Soft body generates diverse dynamics that can be used as a computational resource based on the framework of physical reservoir computing. In this study, we set up an experimental platform for a soft continuum arm to extract the skeletal dynamics from its arm motion and to systematically investigate the performance of computational capability. Our focus is to clarify how the length of the soft arm and the environmental condition affect overall information processing capability. First, we collected the video data of the soft arm with different lengths in the air, tap- or sea-water conditions and tracked the arm's centerline motion. Next, we assigned a short-term memory task to the soft arm system and examined how the length of the arm affects these task performances.
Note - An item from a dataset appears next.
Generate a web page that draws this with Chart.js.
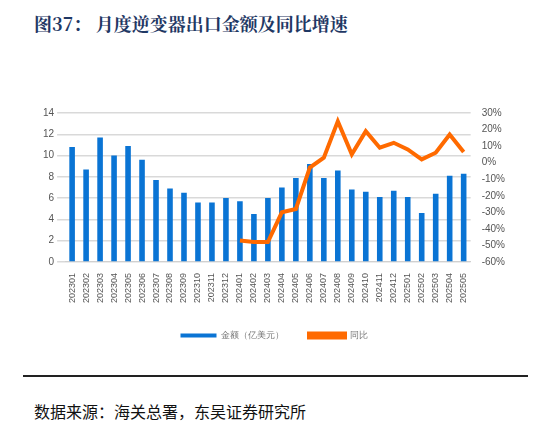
<!DOCTYPE html>
<html><head><meta charset="utf-8">
<script src="https://cdn.jsdelivr.net/npm/chart.js@4"></script>
<style>
body{margin:0;width:555px;height:439px;background:#fff;position:relative;font-family:"Noto Sans CJK SC",sans-serif;}
#title{position:absolute;left:34px;top:10px;font-size:18px;font-weight:bold;color:#1f3864;font-family:"Noto Serif CJK SC","Noto Sans CJK SC",serif;}
#box{position:absolute;left:40px;top:104px;width:468px;height:246px;}
#rule{position:absolute;left:23px;top:375px;width:505px;height:2px;background:#222;}
#src{position:absolute;left:34px;top:399px;font-size:16px;color:#111;}
</style></head><body>
<div id="title">图37：&nbsp;月度逆变器出口金额及同比增速</div>
<div id="box"><canvas id="c"></canvas></div>
<div id="rule"></div>
<div id="src">数据来源：海关总署，东吴证券研究所</div>
<script>
const meses=["202301","202302","202303","202304","202305","202306","202307","202308","202309","202310","202311","202312",
"202401","202402","202403","202404","202405","202406","202407","202408","202409","202410","202411","202412",
"202501","202502","202503","202504","202505"];
const monto=[10.8,8.7,11.7,10.0,10.9,9.6,7.7,6.9,6.5,5.6,5.6,6.0,5.7,4.5,6.0,7.0,7.9,9.2,7.9,8.6,6.8,6.6,6.1,6.7,6.1,4.6,6.4,8.1,8.3];
const yoy=[null,null,null,null,null,null,null,null,null,null,null,null,
-47,-48,-48,-30,-28,-3,3,25,5,19,9,12,8,2,6,17,6.5];

new Chart(document.getElementById("c"),{
data:{labels:meses,datasets:[
{type:"line",label:"同比",data:yoy,yAxisID:"y2",borderColor:"#ff6a00",backgroundColor:"#ff6a00",borderWidth:4,pointRadius:0,tension:0},
{type:"bar",label:"金额（亿美元）",data:monto,yAxisID:"y",backgroundColor:"#0a74d4",barPercentage:0.4,categoryPercentage:1}
]},
options:{responsive:true,maintainAspectRatio:false,animation:false,
scales:{
x:{grid:{display:false},border:{color:"#d0d0d0"},ticks:{color:"#555",font:{size:9,family:"Liberation Sans"},minRotation:90,maxRotation:90,autoSkip:false}},
y:{position:"left",min:0,max:14,ticks:{stepSize:2,color:"#555",font:{size:10,family:"Liberation Sans"}},grid:{color:"#d9d9d9",lineWidth:1.5},border:{display:false}},
y2:{position:"right",min:-60,max:30,ticks:{stepSize:10,color:"#555",font:{size:10,family:"Liberation Sans"},callback:v=>v+"%"},grid:{display:false},border:{display:false}}
},
plugins:{legend:{position:"bottom",reverse:true,labels:{color:"#777",font:{size:9},boxWidth:36,boxHeight:4,padding:25}},tooltip:{enabled:false}}
}});
</script>
</body></html>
In addition to examining the memory capacity, we examined the local memory capacity along the arm to quantify the heterogeneity of the capacity. Finally, we examined the echo state property of the soft arm in different environmental conditions by quantifying the differences of two arm responses to the common input sequence. We found that the memory capacity was higher in water than air, but no difference was observed in sea- and tap-water conditions. The local memory capacity showed that the capacity of the tip region was especially low in air. In this condition, the responses of the tip region also did not synchronize as response to the common input. These results suggest that there is weak echo state property in the tip region of the soft arm: the states of the tip are not purely the function of the historical input. Our results demonstrate one of the concise examples on how the physical parameter in body and environment affects the information processing capability of a system.